• **Challenge**: Only the lines starting at the one with "What matplotlib code" and ending at the one with "INK = '#2b2b2b'" should be copied, exactly and with both ends kept.

[start Material for this task]

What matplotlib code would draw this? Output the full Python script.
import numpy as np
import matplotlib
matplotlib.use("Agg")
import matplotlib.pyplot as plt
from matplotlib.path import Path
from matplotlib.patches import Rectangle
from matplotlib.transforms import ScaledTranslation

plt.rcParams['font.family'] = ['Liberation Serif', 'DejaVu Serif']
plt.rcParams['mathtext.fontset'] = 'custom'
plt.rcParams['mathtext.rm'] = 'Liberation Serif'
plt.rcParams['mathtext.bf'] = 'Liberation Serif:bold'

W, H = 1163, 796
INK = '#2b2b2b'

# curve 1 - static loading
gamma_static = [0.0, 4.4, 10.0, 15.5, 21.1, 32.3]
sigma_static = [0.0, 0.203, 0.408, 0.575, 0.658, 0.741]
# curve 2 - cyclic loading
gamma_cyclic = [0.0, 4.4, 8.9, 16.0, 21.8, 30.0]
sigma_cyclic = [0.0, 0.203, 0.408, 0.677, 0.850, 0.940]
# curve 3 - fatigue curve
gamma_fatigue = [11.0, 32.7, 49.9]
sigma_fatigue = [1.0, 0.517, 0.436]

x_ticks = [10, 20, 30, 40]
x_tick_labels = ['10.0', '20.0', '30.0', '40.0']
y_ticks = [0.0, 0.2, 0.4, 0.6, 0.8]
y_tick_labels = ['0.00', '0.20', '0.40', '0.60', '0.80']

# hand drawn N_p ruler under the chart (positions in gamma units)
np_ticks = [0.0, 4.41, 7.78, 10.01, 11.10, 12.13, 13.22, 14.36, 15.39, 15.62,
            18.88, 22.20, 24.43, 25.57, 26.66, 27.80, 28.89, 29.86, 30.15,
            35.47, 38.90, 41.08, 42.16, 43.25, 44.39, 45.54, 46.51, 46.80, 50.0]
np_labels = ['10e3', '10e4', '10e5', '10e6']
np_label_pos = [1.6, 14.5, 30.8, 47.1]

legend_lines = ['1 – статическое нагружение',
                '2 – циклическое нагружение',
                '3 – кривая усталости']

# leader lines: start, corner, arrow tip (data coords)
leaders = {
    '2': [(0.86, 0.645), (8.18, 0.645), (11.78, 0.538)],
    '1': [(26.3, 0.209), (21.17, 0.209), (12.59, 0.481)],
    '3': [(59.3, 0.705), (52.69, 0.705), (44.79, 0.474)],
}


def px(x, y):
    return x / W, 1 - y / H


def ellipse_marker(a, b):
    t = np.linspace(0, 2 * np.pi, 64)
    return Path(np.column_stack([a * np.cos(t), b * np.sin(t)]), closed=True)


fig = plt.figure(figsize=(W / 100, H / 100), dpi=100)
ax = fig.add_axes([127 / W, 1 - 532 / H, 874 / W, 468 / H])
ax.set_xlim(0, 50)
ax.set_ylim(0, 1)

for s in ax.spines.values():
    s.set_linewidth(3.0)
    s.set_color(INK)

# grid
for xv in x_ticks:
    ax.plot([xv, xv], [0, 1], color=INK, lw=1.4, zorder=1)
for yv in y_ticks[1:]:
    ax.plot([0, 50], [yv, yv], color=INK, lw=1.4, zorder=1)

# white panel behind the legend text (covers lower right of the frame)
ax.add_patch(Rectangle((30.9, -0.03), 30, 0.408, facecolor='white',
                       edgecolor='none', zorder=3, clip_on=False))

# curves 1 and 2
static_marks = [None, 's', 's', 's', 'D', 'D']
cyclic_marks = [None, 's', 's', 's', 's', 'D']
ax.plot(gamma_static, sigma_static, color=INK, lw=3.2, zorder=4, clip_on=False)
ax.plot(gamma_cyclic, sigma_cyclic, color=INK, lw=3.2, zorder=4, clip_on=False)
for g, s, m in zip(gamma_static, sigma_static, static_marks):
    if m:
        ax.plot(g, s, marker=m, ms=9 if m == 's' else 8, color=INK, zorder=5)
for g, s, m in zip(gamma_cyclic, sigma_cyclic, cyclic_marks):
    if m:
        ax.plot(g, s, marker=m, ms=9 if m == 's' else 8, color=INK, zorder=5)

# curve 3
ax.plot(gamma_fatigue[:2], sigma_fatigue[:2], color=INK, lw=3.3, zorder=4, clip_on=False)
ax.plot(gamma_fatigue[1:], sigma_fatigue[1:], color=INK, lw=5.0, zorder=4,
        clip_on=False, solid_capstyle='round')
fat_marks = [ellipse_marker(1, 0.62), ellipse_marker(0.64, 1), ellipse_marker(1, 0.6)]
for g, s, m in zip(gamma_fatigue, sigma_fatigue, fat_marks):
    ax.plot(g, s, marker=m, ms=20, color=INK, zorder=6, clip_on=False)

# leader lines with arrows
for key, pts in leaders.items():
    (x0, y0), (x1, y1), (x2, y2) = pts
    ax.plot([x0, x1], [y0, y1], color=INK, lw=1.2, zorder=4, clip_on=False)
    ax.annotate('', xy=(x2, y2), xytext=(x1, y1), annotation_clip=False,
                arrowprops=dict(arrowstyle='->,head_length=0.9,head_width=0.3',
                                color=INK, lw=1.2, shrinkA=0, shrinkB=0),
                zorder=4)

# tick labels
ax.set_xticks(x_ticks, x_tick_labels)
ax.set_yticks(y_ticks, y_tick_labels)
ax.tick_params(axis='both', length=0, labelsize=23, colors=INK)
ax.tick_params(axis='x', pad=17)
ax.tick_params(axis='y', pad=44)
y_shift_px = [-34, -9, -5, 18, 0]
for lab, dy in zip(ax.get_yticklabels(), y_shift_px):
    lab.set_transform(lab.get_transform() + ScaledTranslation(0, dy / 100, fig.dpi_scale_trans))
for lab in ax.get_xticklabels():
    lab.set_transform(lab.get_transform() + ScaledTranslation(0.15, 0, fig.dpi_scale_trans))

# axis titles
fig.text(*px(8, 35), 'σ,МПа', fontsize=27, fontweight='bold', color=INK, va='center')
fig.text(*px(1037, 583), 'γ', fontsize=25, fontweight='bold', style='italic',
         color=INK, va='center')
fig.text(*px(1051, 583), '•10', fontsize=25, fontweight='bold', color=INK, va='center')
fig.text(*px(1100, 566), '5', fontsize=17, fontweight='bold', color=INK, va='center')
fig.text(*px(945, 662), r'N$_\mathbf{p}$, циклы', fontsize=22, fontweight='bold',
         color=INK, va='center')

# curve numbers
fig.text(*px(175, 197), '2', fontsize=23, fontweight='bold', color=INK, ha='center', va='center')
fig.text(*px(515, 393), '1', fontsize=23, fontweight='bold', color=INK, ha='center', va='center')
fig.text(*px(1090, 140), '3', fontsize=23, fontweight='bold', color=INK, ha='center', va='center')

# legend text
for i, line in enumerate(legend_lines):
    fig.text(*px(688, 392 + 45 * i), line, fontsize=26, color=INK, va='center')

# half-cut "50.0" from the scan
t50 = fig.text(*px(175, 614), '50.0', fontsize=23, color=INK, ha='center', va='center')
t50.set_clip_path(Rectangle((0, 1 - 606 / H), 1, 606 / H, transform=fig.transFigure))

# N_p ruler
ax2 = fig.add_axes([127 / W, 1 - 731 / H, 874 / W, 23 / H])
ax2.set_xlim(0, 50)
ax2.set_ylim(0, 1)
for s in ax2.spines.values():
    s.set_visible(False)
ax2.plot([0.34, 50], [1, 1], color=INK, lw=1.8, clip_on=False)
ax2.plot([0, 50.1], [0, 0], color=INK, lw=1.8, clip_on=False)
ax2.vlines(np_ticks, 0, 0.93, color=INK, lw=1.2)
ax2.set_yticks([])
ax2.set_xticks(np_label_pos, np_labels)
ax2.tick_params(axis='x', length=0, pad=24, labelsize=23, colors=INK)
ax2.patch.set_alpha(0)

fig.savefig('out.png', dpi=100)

[end Material for this task]
[start Material for this task]

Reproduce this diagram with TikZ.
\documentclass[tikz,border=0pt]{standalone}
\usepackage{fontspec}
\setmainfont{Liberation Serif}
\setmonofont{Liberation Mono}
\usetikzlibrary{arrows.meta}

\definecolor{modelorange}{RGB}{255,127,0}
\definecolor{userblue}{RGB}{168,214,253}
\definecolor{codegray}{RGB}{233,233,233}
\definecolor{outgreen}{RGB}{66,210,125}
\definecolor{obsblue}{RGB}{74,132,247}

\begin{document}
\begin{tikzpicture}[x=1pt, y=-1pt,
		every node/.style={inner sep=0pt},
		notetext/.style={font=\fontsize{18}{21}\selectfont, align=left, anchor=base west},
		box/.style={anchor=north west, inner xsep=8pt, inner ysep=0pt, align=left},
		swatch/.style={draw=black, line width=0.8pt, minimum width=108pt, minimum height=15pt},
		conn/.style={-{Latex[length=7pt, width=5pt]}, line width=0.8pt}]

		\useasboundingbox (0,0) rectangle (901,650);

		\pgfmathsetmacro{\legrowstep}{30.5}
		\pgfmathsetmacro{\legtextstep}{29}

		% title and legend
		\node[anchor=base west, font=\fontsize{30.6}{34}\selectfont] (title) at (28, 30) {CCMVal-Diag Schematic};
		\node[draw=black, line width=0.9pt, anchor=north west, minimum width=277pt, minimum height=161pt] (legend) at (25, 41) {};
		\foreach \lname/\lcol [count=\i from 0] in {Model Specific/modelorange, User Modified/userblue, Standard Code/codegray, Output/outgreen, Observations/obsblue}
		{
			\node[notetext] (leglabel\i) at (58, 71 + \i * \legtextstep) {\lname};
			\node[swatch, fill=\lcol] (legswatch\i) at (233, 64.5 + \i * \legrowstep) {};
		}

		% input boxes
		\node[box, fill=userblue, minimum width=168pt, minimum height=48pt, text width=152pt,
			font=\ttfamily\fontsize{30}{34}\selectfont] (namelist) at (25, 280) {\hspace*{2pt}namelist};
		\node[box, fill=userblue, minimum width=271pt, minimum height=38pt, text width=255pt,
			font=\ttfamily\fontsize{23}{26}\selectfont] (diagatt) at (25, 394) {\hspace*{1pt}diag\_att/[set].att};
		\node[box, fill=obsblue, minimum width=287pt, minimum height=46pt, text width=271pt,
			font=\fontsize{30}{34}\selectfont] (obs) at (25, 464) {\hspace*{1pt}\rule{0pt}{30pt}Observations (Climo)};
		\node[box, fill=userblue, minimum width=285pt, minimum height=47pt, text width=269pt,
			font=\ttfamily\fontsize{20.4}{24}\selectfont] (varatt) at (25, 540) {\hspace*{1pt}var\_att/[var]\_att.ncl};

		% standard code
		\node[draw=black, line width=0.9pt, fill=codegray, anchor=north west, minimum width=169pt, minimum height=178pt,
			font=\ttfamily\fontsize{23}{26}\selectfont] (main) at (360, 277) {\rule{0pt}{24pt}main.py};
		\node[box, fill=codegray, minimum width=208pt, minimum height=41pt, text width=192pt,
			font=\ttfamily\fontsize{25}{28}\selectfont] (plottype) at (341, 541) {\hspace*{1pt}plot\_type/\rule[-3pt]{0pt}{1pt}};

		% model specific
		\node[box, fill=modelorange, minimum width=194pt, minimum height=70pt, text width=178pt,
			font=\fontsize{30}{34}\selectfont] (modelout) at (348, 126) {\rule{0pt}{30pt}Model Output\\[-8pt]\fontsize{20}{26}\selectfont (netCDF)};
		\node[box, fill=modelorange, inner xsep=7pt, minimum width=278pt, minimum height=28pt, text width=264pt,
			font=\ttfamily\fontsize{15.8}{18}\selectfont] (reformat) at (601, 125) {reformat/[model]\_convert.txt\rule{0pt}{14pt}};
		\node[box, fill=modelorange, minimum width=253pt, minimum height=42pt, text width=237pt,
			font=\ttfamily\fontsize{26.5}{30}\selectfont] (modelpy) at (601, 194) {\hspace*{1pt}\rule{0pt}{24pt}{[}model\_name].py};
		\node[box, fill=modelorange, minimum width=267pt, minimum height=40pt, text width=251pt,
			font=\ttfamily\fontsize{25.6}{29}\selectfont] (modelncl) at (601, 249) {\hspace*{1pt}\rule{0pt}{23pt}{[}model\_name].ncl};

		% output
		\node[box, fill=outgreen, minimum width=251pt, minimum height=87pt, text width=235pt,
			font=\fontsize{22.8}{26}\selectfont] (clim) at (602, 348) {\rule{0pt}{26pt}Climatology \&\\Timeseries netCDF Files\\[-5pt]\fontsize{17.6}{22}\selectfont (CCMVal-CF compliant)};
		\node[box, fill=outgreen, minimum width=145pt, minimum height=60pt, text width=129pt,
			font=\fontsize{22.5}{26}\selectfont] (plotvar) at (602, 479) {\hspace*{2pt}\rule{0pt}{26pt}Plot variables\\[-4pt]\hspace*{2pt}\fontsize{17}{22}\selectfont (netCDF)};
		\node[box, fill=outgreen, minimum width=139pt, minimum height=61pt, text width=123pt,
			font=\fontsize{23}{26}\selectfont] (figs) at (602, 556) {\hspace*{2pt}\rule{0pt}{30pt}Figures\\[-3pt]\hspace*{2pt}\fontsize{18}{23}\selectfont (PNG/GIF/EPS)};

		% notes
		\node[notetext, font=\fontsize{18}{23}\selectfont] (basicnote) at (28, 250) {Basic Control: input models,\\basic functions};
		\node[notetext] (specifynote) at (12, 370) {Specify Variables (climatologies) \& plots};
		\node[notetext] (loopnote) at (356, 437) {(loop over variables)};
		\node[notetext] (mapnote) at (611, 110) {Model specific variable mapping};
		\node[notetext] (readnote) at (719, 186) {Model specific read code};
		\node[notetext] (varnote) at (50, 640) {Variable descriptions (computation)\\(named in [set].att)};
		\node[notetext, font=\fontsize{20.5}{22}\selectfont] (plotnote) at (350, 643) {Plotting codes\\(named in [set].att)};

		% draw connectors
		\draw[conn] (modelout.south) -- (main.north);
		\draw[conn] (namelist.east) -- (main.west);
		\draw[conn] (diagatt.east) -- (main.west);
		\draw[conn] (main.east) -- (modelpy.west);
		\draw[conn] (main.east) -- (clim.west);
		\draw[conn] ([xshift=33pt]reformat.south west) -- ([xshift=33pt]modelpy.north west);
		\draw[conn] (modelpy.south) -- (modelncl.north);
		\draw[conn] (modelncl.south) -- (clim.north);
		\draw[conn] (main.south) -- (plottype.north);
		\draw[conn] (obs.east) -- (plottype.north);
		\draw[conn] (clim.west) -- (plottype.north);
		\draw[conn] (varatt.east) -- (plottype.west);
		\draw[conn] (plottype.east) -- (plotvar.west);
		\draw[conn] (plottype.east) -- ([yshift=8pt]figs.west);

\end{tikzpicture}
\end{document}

[end Material for this task]

• **Solution to this task**:
What matplotlib code would draw this? Output the full Python script.
import numpy as np
import matplotlib
matplotlib.use("Agg")
import matplotlib.pyplot as plt
from matplotlib.path import Path
from matplotlib.patches import Rectangle
from matplotlib.transforms import ScaledTranslation

plt.rcParams['font.family'] = ['Liberation Serif', 'DejaVu Serif']
plt.rcParams['mathtext.fontset'] = 'custom'
plt.rcParams['mathtext.rm'] = 'Liberation Serif'
plt.rcParams['mathtext.bf'] = 'Liberation Serif:bold'

W, H = 1163, 796
INK = '#2b2b2b'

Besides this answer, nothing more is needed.